Europe Is a Creaky, Leaky Ship
The U.S. of A got some great economic news this week: our national deficit is way smaller than expected (for the moment)! Hey, Europe, how are you guys doing over there? *snickers* Good? No?
Well shoot. In fact, it looks like Europe, according to the latest economic report, is not keeping up. It is doing poorly. The European economy is shrinking. France has just entered an official recession, for the first time in four years. And would you like to hear the unemployment numbers? No. I'm telling you, you wouldn't. They're not pretty. Are you sure? Fine then. Unemployment in the entire Euro zone is at 12.1%. Makes America's 7.5% not seem so bad.
It could be worse: you could have asked, "But what is the unemployment rate in Portugal?" And you would have learned it was 17.5%.
It could be worse: you could have asked, "But what is the unemployment rate in Spain?" And I would have been forced to inform you that it is a whopping 26.7%.
The only national economy worth a shit in all of Europe is that of Germany. So how much did the German economy grow in the first quarter? A shitty 0.1%. Hard to grow any less than that. That's what happens when you're trying to lift the whole fiscally irresponsible Euro zone on your stout Teutonic back. "We're not miracle workers," the Germans are grumbling, I bet ("Wir sind nicht Wundertäter!").
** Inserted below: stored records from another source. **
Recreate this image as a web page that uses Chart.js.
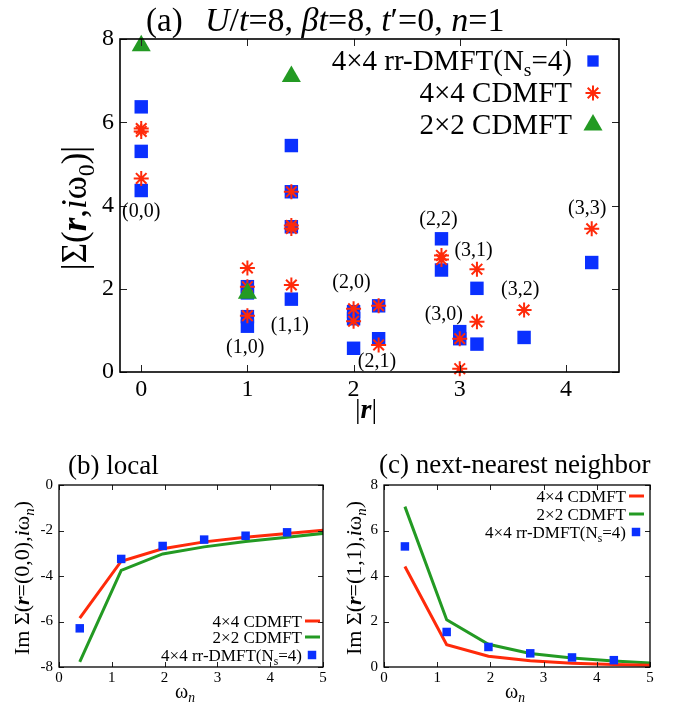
<!DOCTYPE html>
<html>
<head>
<meta charset="utf-8">
<script src="https://cdn.jsdelivr.net/npm/chart.js@4.4.0/dist/chart.umd.min.js"></script>
<style>
  body { margin: 0; background: #fff; }
  #wrap { position: relative; width: 678px; height: 706px; }
  canvas { position: absolute; }
</style>
</head>
<body>
<div id="wrap">
  <canvas id="chartA" width="678" height="430" style="left:0;top:0"></canvas>
  <canvas id="chartB" width="340" height="286" style="left:0;top:420px"></canvas>
  <canvas id="chartC" width="338" height="286" style="left:340px;top:420px"></canvas>
</div>
<script>
// ---- panel (a): |Sigma(r, i w0)| vs |r|
const sites = ['(0,0)', '(1,0)', '(1,1)', '(2,0)', '(2,1)', '(2,2)', '(3,0)', '(3,1)', '(3,2)', '(3,3)'];
const siteR = [0, 1, 1.414, 2, 2.236, 2.828, 3, 3.162, 3.606, 4.243];
const rrDmft = [[6.37, 5.30, 4.36], [2.05, 1.9, 1.33, 1.1], [5.44, 4.33, 3.49, 1.75], [1.45, 1.28, 0.57],
  [1.59, 0.8], [3.2, 2.45], [0.97, 0.8], [2.01, 0.67], [0.83], [2.63]];
const cdmft4 = [[5.85, 5.78, 4.65], [2.5, 2.05, 1.35], [4.33, 3.52, 3.45, 2.09], [1.52, 1.22],
  [1.59, 0.65], [2.8, 2.7], [0.8, 0.08], [2.47, 1.21], [1.49], [3.44]];
const cdmft2 = [[7.84], [1.89], [7.1], [], [], [], [], [], [], []];
const siteLabelR = [0, 0.98, 1.4, 1.98, 2.22, 2.8, 2.85, 3.13, 3.57, 4.2];
const siteLabelY = [3.85, 0.58, 1.1, 2.14, 0.25, 3.65, 1.37, 2.92, 1.97, 3.93];
const xTicksA = [0, 1, 2, 3, 4];
const yTicksA = [0, 2, 4, 6, 8];

// ---- panels (b), (c): Im Sigma vs Matsubara frequency
const omega = [0.393, 1.178, 1.963, 2.749, 3.534, 4.320, 5.105];
const localCdmft4 = [-5.85, -3.35, -2.8, -2.5, -2.3, -2.13, -1.97];
const localCdmft2 = [-7.77, -3.75, -3.03, -2.72, -2.48, -2.3, -2.1];
const localRr = [-6.3, -3.25, -2.68, -2.4, -2.23, -2.08];
const nnnCdmft4 = [4.42, 0.98, 0.47, 0.27, 0.17, 0.11, 0.07];
const nnnCdmft2 = [7.05, 2.08, 1.0, 0.59, 0.4, 0.26, 0.16];
const nnnRr = [5.3, 1.54, 0.88, 0.6, 0.42, 0.3];
const xTicksBC = [0, 1, 2, 3, 4, 5];
const yTicksB = [-8, -6, -4, -2, 0];
const yTicksC = [0, 2, 4, 6, 8];

const SERIF = '"Liberation Serif", "Times New Roman", serif';
const BLUE = '#0a30ff', RED = '#ff2a0a', GREEN = '#239a23';

const pts = (xs, ys) => ys.map((y, i) => ({ x: xs[i], y }));
const sitePts = vals => vals.flatMap((v, i) => v.map(y => ({ x: siteR[i], y })));

// rich text: segments {t, f:'italic'|'bold italic', sub}
function segFont(s, size) {
  const sz = s.sub ? size * 0.68 : size;
  return (s.f ? s.f + ' ' : '') + sz + 'px ' + SERIF;
}
function drawRich(ctx, segs, x, y, size, align, rotate) {
  ctx.save();
  ctx.translate(x, y);
  if (rotate) ctx.rotate(-Math.PI / 2);
  let w = 0;
  segs.forEach(s => { ctx.font = segFont(s, size); w += ctx.measureText(s.t).width; });
  let cx = align === 'center' ? -w / 2 : align === 'right' ? -w : 0;
  ctx.textAlign = 'left';
  ctx.textBaseline = 'alphabetic';
  ctx.fillStyle = '#000';
  segs.forEach(s => {
    ctx.font = segFont(s, size);
    ctx.fillText(s.t, cx, s.sub ? size * 0.22 : 0);
    cx += ctx.measureText(s.t).width;
  });
  ctx.restore();
}

// box + inward ticks on all four sides
function framePlugin(tickLen, lw) {
  return {
    id: 'frame',
    afterDatasetsDraw(chart) {
      const { ctx, chartArea: a, scales } = chart;
      ctx.save();
      ctx.strokeStyle = '#222';
      ctx.lineWidth = 1;
      ctx.beginPath();
      scales.x.ticks.forEach(t => {
        const px = Math.round(scales.x.getPixelForValue(t.value)) + 0.5;
        ctx.moveTo(px, a.bottom); ctx.lineTo(px, a.bottom - tickLen);
        ctx.moveTo(px, a.top); ctx.lineTo(px, a.top + tickLen);
      });
      scales.y.ticks.forEach(t => {
        const py = Math.round(scales.y.getPixelForValue(t.value)) + 0.5;
        ctx.moveTo(a.left, py); ctx.lineTo(a.left + tickLen, py);
        ctx.moveTo(a.right, py); ctx.lineTo(a.right - tickLen, py);
      });
      ctx.stroke();
      ctx.strokeStyle = '#000';
      ctx.lineWidth = lw;
      ctx.strokeRect(a.left, a.top, a.right - a.left, a.bottom - a.top);
      ctx.restore();
    }
  };
}

function axes(xMin, xMax, xTicks, yMin, yMax, yTicks, fontSize, yWidth, xHeight, pad) {
  const fixTicks = list => s => { s.ticks = list.map(v => ({ value: v })); };
  return {
    x: {
      type: 'linear', min: xMin, max: xMax,
      afterBuildTicks: fixTicks(xTicks),
      afterFit: s => { s.height = xHeight; },
      grid: { display: false, drawTicks: false }, border: { display: false },
      ticks: { color: '#000', font: { family: SERIF, size: fontSize }, padding: pad[0], maxRotation: 0, callback: v => String(v) }
    },
    y: {
      type: 'linear', min: yMin, max: yMax,
      afterBuildTicks: fixTicks(yTicks),
      afterFit: s => { s.width = yWidth; },
      grid: { display: false, drawTicks: false }, border: { display: false },
      ticks: { color: '#000', font: { family: SERIF, size: fontSize }, padding: pad[1], callback: v => String(v) }
    }
  };
}

const baseOpts = {
  responsive: false,
  animation: false,
  devicePixelRatio: 1,
  plugins: { legend: { display: false }, tooltip: { enabled: false } }
};

// Panel (a)
new Chart(document.getElementById('chartA'), {
  type: 'scatter',
  data: {
    datasets: [
      { label: '4×4 rr-DMFT(Ns=4)', data: sitePts(rrDmft), order: 3, clip: false,
        pointStyle: 'rect', pointRadius: 9.5, backgroundColor: BLUE, borderWidth: 0, pointBorderWidth: 0 },
      { label: '4×4 CDMFT', data: sitePts(cdmft4), order: 2, clip: false,
        pointStyle: 'star', pointRadius: 7.5, borderColor: RED, backgroundColor: RED, pointBorderWidth: 2 },
      { label: '2×2 CDMFT', data: sitePts(cdmft2), order: 1, clip: false,
        pointStyle: 'triangle', pointRadius: 11, backgroundColor: GREEN, borderWidth: 0, pointBorderWidth: 0 }
    ]
  },
  options: {
    ...baseOpts,
    layout: { padding: { left: 0, top: 39, right: 59, bottom: 0 } },
    scales: axes(-0.2, 4.5, xTicksA, 0, 8, yTicksA, 24, 120, 58, [3, 6])
  },
  plugins: [framePlugin(7, 1.6), {
    id: 'textA',
    afterDraw(chart) {
      const { ctx, scales } = chart;
      // title
      drawRich(ctx, [{ t: '(a)' }], 146, 31, 33, 'left');
      drawRich(ctx, [{ t: 'U', f: 'italic' }, { t: '/' }, { t: 't', f: 'italic' }, { t: '=8, ' },
        { t: 'β', f: 'italic' }, { t: 't', f: 'italic' }, { t: '=8, ' }, { t: 't', f: 'italic' }, { t: '′=0, ' },
        { t: 'n', f: 'italic' }, { t: '=1' }], 205, 31, 34, 'left');
      // axis titles
      drawRich(ctx, [{ t: '|Σ(' }, { t: 'r', f: 'bold italic' }, { t: ',' }, { t: 'i', f: 'italic' },
        { t: 'ω' }, { t: '0', sub: true }, { t: ')|' }], 86, 208, 35, 'center', true);
      drawRich(ctx, [{ t: '|' }, { t: 'r', f: 'bold italic' }, { t: '|' }], 366, 418, 28, 'center');
      // site labels
      ctx.save();
      ctx.font = '20px ' + SERIF;
      ctx.fillStyle = '#000';
      ctx.textAlign = 'center';
      ctx.textBaseline = 'middle';
      sites.forEach((s, i) => {
        ctx.fillText(s, scales.x.getPixelForValue(siteLabelR[i]), scales.y.getPixelForValue(siteLabelY[i]));
      });
      ctx.restore();
      // legend
      const rows = [
        { segs: [{ t: '4×4 rr-DMFT(N' }, { t: 's', sub: true }, { t: '=4)' }], style: 'rect', r: 8, y: 61 },
        { segs: [{ t: '4×4 CDMFT' }], style: 'star', r: 7.5, y: 93 },
        { segs: [{ t: '2×2 CDMFT' }], style: 'triangle', r: 11, y: 125 }
      ];
      const cols = [BLUE, RED, GREEN];
      rows.forEach((row, i) => {
        drawRich(ctx, row.segs, 572, row.y + 9, 29, 'right');
        ctx.save();
        ctx.fillStyle = cols[i];
        ctx.strokeStyle = cols[i];
        ctx.lineWidth = 2;
        Chart.helpers.drawPoint(ctx, { pointStyle: row.style, radius: row.r, rotation: 0, borderWidth: row.style === 'star' ? 2 : 0 }, 593, row.y);
        ctx.restore();
      });
    }
  }]
});

function omegaPanel(id, yMin, yMax, yTicks, c4, c2, rr, yWidth, padRight, text) {
  return new Chart(document.getElementById(id), {
    type: 'line',
    data: {
      datasets: [
        { data: pts(omega, rr), order: 0, showLine: false, pointStyle: 'rect', pointRadius: 6,
          pointBackgroundColor: BLUE, pointBorderWidth: 0 },
        { data: pts(omega, c4), order: 1, borderColor: RED, borderWidth: 3, pointRadius: 0, tension: 0 },
        { data: pts(omega, c2), order: 2, borderColor: GREEN, borderWidth: 3, pointRadius: 0, tension: 0 }
      ]
    },
    options: {
      ...baseOpts,
      layout: { padding: { left: 0, top: 65, right: padRight, bottom: 0 } },
      scales: axes(0, 5, xTicksBC, yMin, yMax, yTicks, 15, yWidth, 39, [2, 6])
    },
    plugins: [framePlugin(5, 1.3), { id: 'text', afterDraw: chart => text(chart.ctx) }]
  });
}

function smallLegend(ctx, xr, ys) {
  const rows = [
    { segs: [{ t: '4×4 CDMFT' }], col: RED, line: true },
    { segs: [{ t: '2×2 CDMFT' }], col: GREEN, line: true },
    { segs: [{ t: '4×4 rr-DMFT(N' }, { t: 's', sub: true }, { t: '=4)' }], col: BLUE, line: false }
  ];
  rows.forEach((row, i) => {
    drawRich(ctx, row.segs, xr, ys[i] + 6, 17, 'right');
    ctx.save();
    if (row.line) {
      ctx.strokeStyle = row.col;
      ctx.lineWidth = 3;
      ctx.beginPath();
      ctx.moveTo(xr + 3, ys[i]);
      ctx.lineTo(xr + 18, ys[i]);
      ctx.stroke();
    } else {
      ctx.fillStyle = row.col;
      Chart.helpers.drawPoint(ctx, { pointStyle: 'rect', radius: 6, rotation: 0, borderWidth: 0 }, xr + 10, ys[i]);
    }
    ctx.restore();
  });
}

omegaPanel('chartB', -8, 0, yTicksB, localCdmft4, localCdmft2, localRr, 59, 17, ctx => {
  drawRich(ctx, [{ t: '(b) local' }], 68, 54, 27, 'left');
  drawRich(ctx, [{ t: 'Im Σ(' }, { t: 'r', f: 'bold italic' }, { t: '=(0,0),' }, { t: 'i', f: 'italic' },
    { t: 'ω' }, { t: 'n', f: 'italic', sub: true }, { t: ')' }], 29, 158, 22, 'center', true);
  drawRich(ctx, [{ t: 'ω' }, { t: 'n', f: 'italic', sub: true }], 185, 278, 20, 'center');
  smallLegend(ctx, 302, [201, 217, 235]);
});

omegaPanel('chartC', 0, 8, yTicksC, nnnCdmft4, nnnCdmft2, nnnRr, 44, 28, ctx => {
  drawRich(ctx, [{ t: '(c) next-nearest neighbor' }], 39, 53, 27, 'left');
  drawRich(ctx, [{ t: 'Im Σ(' }, { t: 'r', f: 'bold italic' }, { t: '=(1,1),' }, { t: 'i', f: 'italic' },
    { t: 'ω' }, { t: 'n', f: 'italic', sub: true }, { t: ')' }], 21, 158, 22, 'center', true);
  drawRich(ctx, [{ t: 'ω' }, { t: 'n', f: 'italic', sub: true }], 175, 278, 20, 'center');
  smallLegend(ctx, 286, [76, 94, 112]);
});
</script>
</body>
</html>
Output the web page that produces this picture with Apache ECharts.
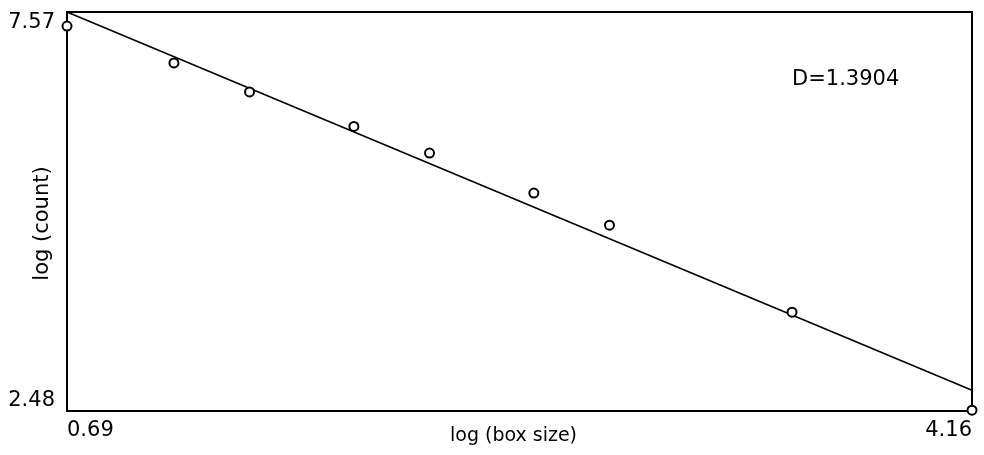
<!DOCTYPE html>
<html>
<head>
<meta charset="utf-8">
<script src="https://cdn.jsdelivr.net/npm/echarts@6/dist/echarts.min.js"></script>
<style>
html,body{margin:0;padding:0;background:#fff;}
#chart{width:984px;height:455px;}
</style>
</head>
<body>
<div id="chart"></div>
<script>
// Data
var logBoxSize = [0.69, 1.10, 1.39, 1.79, 2.08, 2.48, 2.77, 3.47, 4.16];
var logCount   = [7.39, 6.92, 6.55, 6.11, 5.77, 5.26, 4.85, 3.74, 2.49];
var fitX = [0.69, 4.16];
var fitY = [7.57, 2.745];
var xRange = [0.69, 4.16];
var yRange = [2.48, 7.57];
var dimensionLabel = 'D=1.3904';
var xName = 'log (box size)';
var yName = 'log (count)';

var FONT = 'DejaVu Sans';
var chart = echarts.init(document.getElementById('chart'), null, {renderer: 'canvas'});

function pairs(xs, ys) { return xs.map(function (x, i) { return [x, ys[i]]; }); }

chart.setOption({
  animation: false,
  backgroundColor: '#fff',
  title: {
    text: dimensionLabel,
    left: 787, top: 64,
    textStyle: {fontFamily: FONT, fontSize: 21, fontWeight: 'normal', color: '#000'}
  },
  grid: {
    left: 67, right: 12, top: 12, bottom: 44,
    containLabel: false,
    outerBoundsMode: 'none',
    show: true, borderColor: '#000', borderWidth: 2, backgroundColor: 'transparent'
  },
  xAxis: {
    type: 'value',
    min: xRange[0], max: xRange[1],
    name: xName, nameLocation: 'middle', nameGap: 16, nameMoveOverlap: false,
    nameTextStyle: {fontFamily: FONT, fontSize: 19, color: '#000', padding: [0, 12, 0, 0]},
    axisLine: {show: false}, axisTick: {show: false}, splitLine: {show: false},
    axisLabel: {
      fontFamily: FONT, fontSize: 21, color: '#000', margin: 9,
      showMinLabel: true, showMaxLabel: true,
      alignMinLabel: 'left', alignMaxLabel: 'right',
      formatter: function (v) {
        if (Math.abs(v - xRange[0]) < 1e-9 || Math.abs(v - xRange[1]) < 1e-9) return v.toFixed(2);
        return '';
      }
    }
  },
  yAxis: {
    type: 'value',
    min: yRange[0], max: yRange[1],
    name: yName, nameLocation: 'middle', nameGap: 14, nameMoveOverlap: false,
    nameTextStyle: {fontFamily: FONT, fontSize: 21, color: '#000', padding: [0, 24, 0, 0]},
    axisLine: {show: false}, axisTick: {show: false}, splitLine: {show: false},
    axisLabel: {
      fontFamily: FONT, fontSize: 21, color: '#000', margin: 12,
      showMinLabel: true, showMaxLabel: true,
      verticalAlignMinLabel: 'bottom', verticalAlignMaxLabel: 'top',
      formatter: function (v) {
        if (Math.abs(v - yRange[0]) < 1e-9 || Math.abs(v - yRange[1]) < 1e-9) return v.toFixed(2);
        return '';
      }
    }
  },
  series: [
    {
      type: 'line',
      data: pairs(fitX, fitY),
      symbol: 'none',
      lineStyle: {color: '#000', width: 1.6},
      z: 2
    },
    {
      type: 'scatter',
      data: pairs(logBoxSize, logCount),
      symbol: 'emptyCircle',
      symbolSize: 9,
      itemStyle: {color: '#000', borderColor: '#000', borderWidth: 2, opacity: 1},
      z: 3
    }
  ]
});
</script>
</body>
</html>
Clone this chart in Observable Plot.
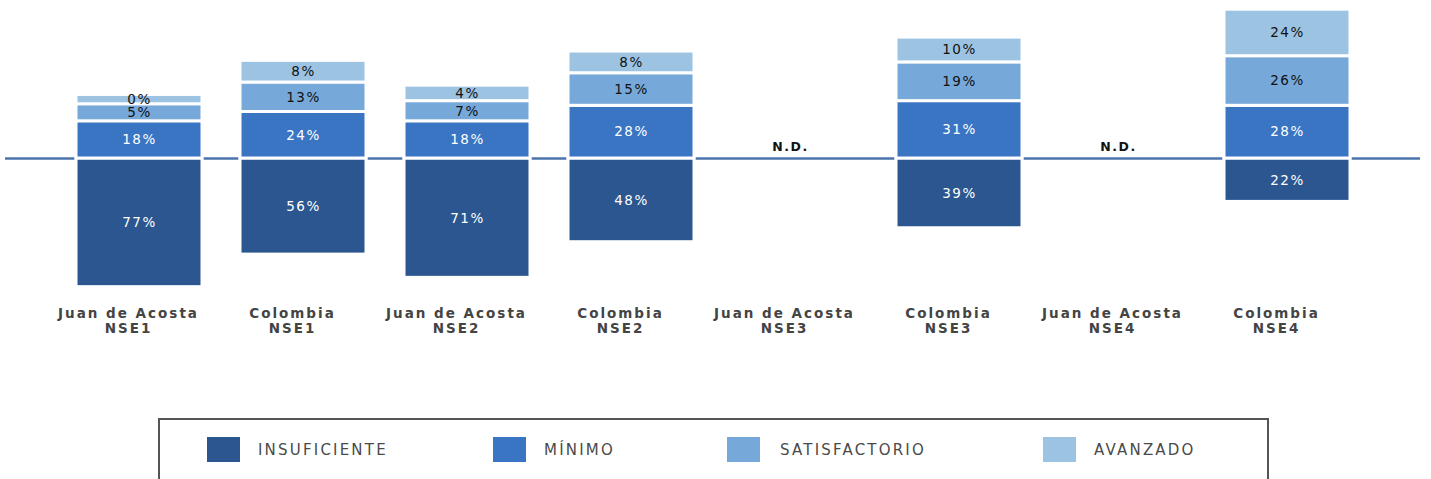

It's only a matter of time before the Fed stops pumping money into our economy and we deflate along with everyone else and then the demographic retirement bomb hits and we have fewer younger workers supporting the baby boomer retirees and health care costs explode and everyone's cranky and hope seems like a faraway dream and all the Europeans are laughing at us. So enjoy this brief moment of self-satisfaction while it lasts.